The nature of the procedural default found by the state court removes the possibility that Clanton could establish the "cause" required to raise a defaulted claim. Wainwright v. Sykes, 433 U.S. 72, 97 S.Ct. 2497, 53 L.Ed.2d 594 (1977). Cause may be established for a procedural default where an objective impediment made compliance with a procedural rule impossible, as where the factual basis for a claim was not reasonably available to counsel. Murray v. Carrier, 477 U.S. 478, 106 S.Ct. 2639, 2646, 91 L.Ed.2d 397 (1986). The state factual finding here, however, was that the factual basis for Clanton's claim was earlier available. However the reason for the failure to bring the claim might be characterized, whether as deliberate withholding or as inadvertence, Carrier makes clear that the reason will not constitute cause. See id. 106 S.Ct. at 2645-46.
We next address the four other claims included in the petition on which the stay depends. None of them reveals the "substantial grounds on which relief might be granted" that could have made entry of the stay a proper exercise of the district court's discretion.

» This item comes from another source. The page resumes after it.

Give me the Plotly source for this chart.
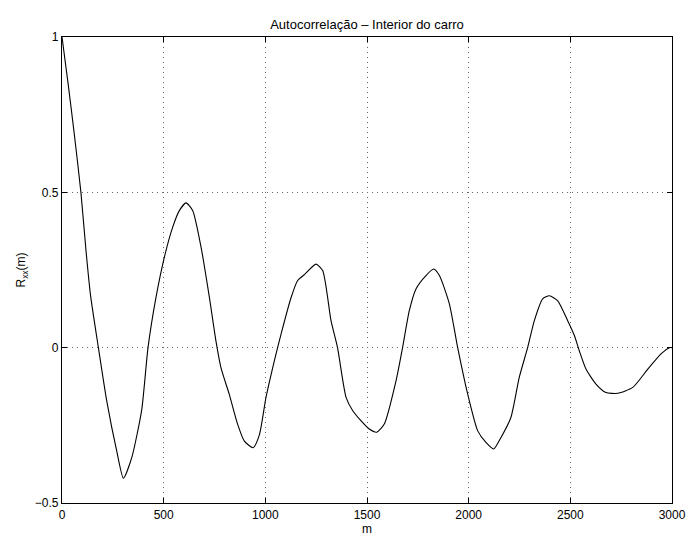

The first of these claims is a contention that Clanton's sentence must be set aside because the jury was not properly instructed on the effect of mitigating evidence. It is uncontested that Clanton did not present this claim at trial, on appeal, or in his first state habeas corpus proceeding. For this reason, the state courts have held that this claim is procedurally defaulted. It therefore cannot be the basis for a grant of federal habeas corpus unless Clanton establishes "cause" for the default. Wainwright v. Sykes, 433 U.S. 72, 97 S.Ct. 2497, 53 L.Ed.2d 594 (1977). Clanton argues, however, that there was cause for the defaults in that the claim was "so novel that its legal basis [was] not reasonably available to counsel" at the time of the earlier proceedings. Reed v. Ross, 468 U.S. 1, 16, 104 S.Ct. 2901, 2910, 82 L.Ed.2d 1 (1984). Clanton contends that the legal basis for the claim became reasonably available only upon the recent grant of certiorari in Franklin v. Lynaugh, --- U.S. ----, 108 S.Ct. 221, 98 L.Ed.2d 180 (1987).
Clanton cannot, however, show that the Franklin claim was not "available at all" as is required to establish cause. Smith v. Murray, 477 U.S. 527, 106 S.Ct. 2661, 2667, 91 L.Ed.2d 434 (1986). Clanton may not establish cause by showing that recent developments have "made counsel's task easier." Id. A legal argument need not have succeeded elsewhere before it will be found reasonably available. Rather, cause will not be found where the "basis of a constitutional claim is available, and other defense counsel have perceived and litigated that claim." Engle v. Isaac, 456 U.S. 107, 133-34, 102 S.Ct. 1558, 1575, 71 L.Ed.2d 783 (1982) (emphasis added).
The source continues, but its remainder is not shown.